I just miss having those friends to see on a regular basis. And not just once a month, like I do with Mr. Cucu (which is mainly because he lives a 2-hour drive away). Because I once was in a circle of friends who did this. And I can’t really get back into one just like that.. and that’s why I mainly miss Momo. When it wasn’t just the two of us, we would usually hang out with his friends or go out and I really liked that we could just go and have a BBQ with them every weekend. The same people, every week. I didn’t feel left out, or different.

I miss having someone to be with me every day. Someone to text. Someone to bother. Someone I can text when something silly or funny happened. Because right now I usually text no-one or just a different person considering the situation each time.
And I feel like I can’t just wait for a boyfriend to show up and bring me into a new group of friends. But then, what can I do? I’m not really outgoing and as I said most of my friends are in relationships and have couple-dates.

But whatever. The time will come. Somewhen.

being single can suck.

I thought I was doing so much better. I’m not sure if I have fooled myself or am on a roller coaster again. I felt so much better, now that school is done. But yesterday I had an all-time low. Again. I even texted Momo and told him that I had given up on hope to ever find a matching man – or a relationship at all. That’s pretty damn sad, isn’t it? Texting your ex, because you feel so lonely? What the fuck…

Don’t be worried though, I have not gotten down to meeting up with Kenny. I am still chatting with him, he is still trying to flirt and every now and then I actually let him. But it’s different. Because my emotions are off. I don’t bother to text him after Friday afternoons and it’s actually okay to have some time. But he’s the only one that makes me not feel so lonely right now, because I just know he misses me. He wouldn’t bother to text me so much and let me know how much he likes me, if he didn’t care at all. Whether that’s just to get into my pants or not, I do not care right now. But I like the idea of at least someone caring about me enough to talk to me almost daily.

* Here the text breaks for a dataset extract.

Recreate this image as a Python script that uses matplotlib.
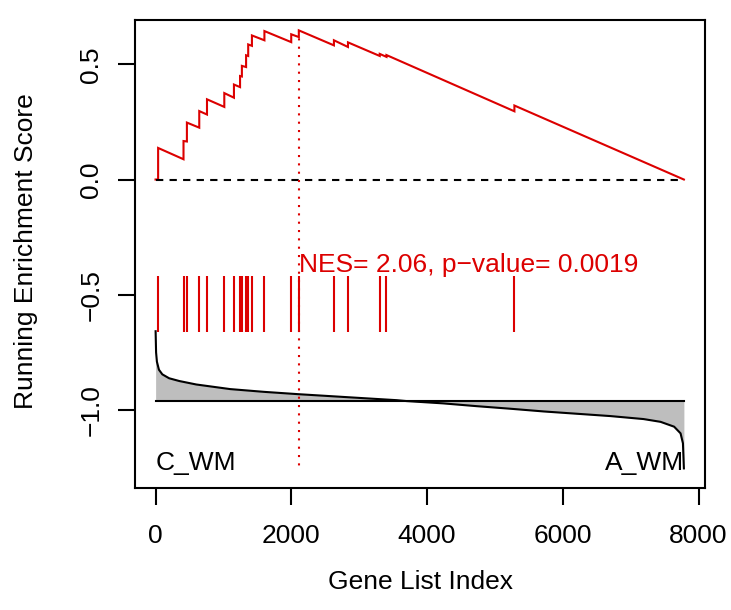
import numpy as np
import matplotlib
matplotlib.use("Agg")
import matplotlib.pyplot as plt

plt.rcParams['font.family'] = ['Liberation Sans', 'DejaVu Sans']
plt.rcParams['axes.unicode_minus'] = True

# === data ===
n_genes = 7784

# hit positions in the ranked list, ES just before and just after each hit
hit_pos = [38, 412, 462, 644, 758, 1013, 1155, 1245, 1272, 1334, 1365, 1420,
           1604, 1999, 2111, 2628, 2835, 3303, 3402, 5287]
es_before = [0.000, 0.088, 0.165, 0.225, 0.282, 0.315, 0.355, 0.401, 0.447,
             0.488, 0.536, 0.580, 0.604, 0.596, 0.618, 0.582, 0.575, 0.536,
             0.532, 0.296]
es_after = [0.137, 0.167, 0.247, 0.297, 0.348, 0.375, 0.412, 0.449, 0.493,
            0.539, 0.586, 0.625, 0.644, 0.630, 0.647, 0.604, 0.595, 0.545,
            0.540, 0.321]

# ranked list metric, drawn in ES units under the hits
rank_idx = [1, 8, 20, 50, 100, 200, 350, 600, 1100, 1600, 2100, 2600, 3100,
            3550, 3700, 4240, 4730, 5220, 5720, 6210, 6700, 7190, 7440, 7640,
            7735, 7770, 7784]
rank_val = [-0.658, -0.750, -0.790, -0.825, -0.845, -0.862, -0.874, -0.889,
            -0.909, -0.921, -0.931, -0.940, -0.949, -0.957, -0.961, -0.971,
            -0.983, -0.994, -1.006, -1.016, -1.026, -1.039, -1.051, -1.072,
            -1.101, -1.144, -1.253]
rank_base = -0.961

nes = 2.06
pval = 0.0019
left_label = "C_WM"
right_label = "A_WM"

red = '#DC0000'
fs = 19

# === build ES path ===
xs = [0]
ys = [0.0]
for p, b, a in zip(hit_pos, es_before, es_after):
    xs += [p, p]
    ys += [b, a]
xs.append(n_genes)
ys.append(0.0)

i_max = int(np.argmax(es_after))
x_max = hit_pos[i_max]
es_max = es_after[i_max]

# === plot ===
W, H = 731, 610
fig = plt.figure(figsize=(W / 100, H / 100), dpi=100)
ax = fig.add_axes([134.5 / W, 1 - 488 / H, (705 - 134.5) / W, (488 - 20) / H])

ax.plot(xs, ys, color=red, lw=1.5, solid_joinstyle='miter')
ax.plot([1, n_genes], [0, 0], color='black', lw=1.5, ls=(0, (3.5, 3)))

# hits
ax.vlines(hit_pos, -0.661, -0.419, color=red, lw=1.5)

# ranked list
ax.fill_between(rank_idx, rank_val, rank_base, color='#BEBEBE', lw=0)
ax.plot(rank_idx, rank_val, color='black', lw=1.5)
ax.plot([1, n_genes], [rank_base, rank_base], color='black', lw=1.5)

# max ES marker line
ax.plot([x_max, x_max], [es_max, min(rank_val)], color=red, lw=1.5, ls=(0, (1, 3)))

ax.text(x_max, -0.40, f"NES= {nes:.2f}, p\u2212value= {pval}", color=red,
        fontsize=fs, ha='left', va='baseline')
ax.text(1, -1.26, left_label, fontsize=fs, ha='left', va='baseline')
ax.text(n_genes, -1.26, right_label, fontsize=fs, ha='right', va='baseline')

ax.set_xlim(-310, 8095)
ax.set_ylim(-1.338, 0.692)
ax.set_xticks([0, 2000, 4000, 6000, 8000])
ax.set_yticks([-1.0, -0.5, 0.0, 0.5])
ax.set_yticklabels(['\u22121.0', '\u22120.5', '0.0', '0.5'], rotation=90,
                   va='center', ha='center')
ax.tick_params(direction='out', length=12, width=1.5, labelsize=fs)
ax.tick_params(axis='y', pad=19)
ax.tick_params(axis='x', pad=14)
for s in ax.spines.values():
    s.set_linewidth(1.5)

fig.text(26 / W, 1 - 251 / H, "Running Enrichment Score", rotation=90,
         fontsize=fs, ha='center', va='center')
fig.text(420 / W, 1 - 582 / H, "Gene List Index", fontsize=fs,
         ha='center', va='center')

fig.savefig('out.png', dpi=100)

But. I feel lonely. Extremely lonely. And I’m not sure what to do about it. I don’t want to just date someone for the sake of having someone in my life. But it also is a spiral down to depression, if I keep being by myself, sleeping and just not do anything. I can’t be bothered right now. And being surrounded by friends, who get married, pregnant, become father or whatever, is just making me feel so left-out. I feel like the odd one out, because I can’t seem to find someone who is willing to put up with me. And it fuckin sucks to be completely honest.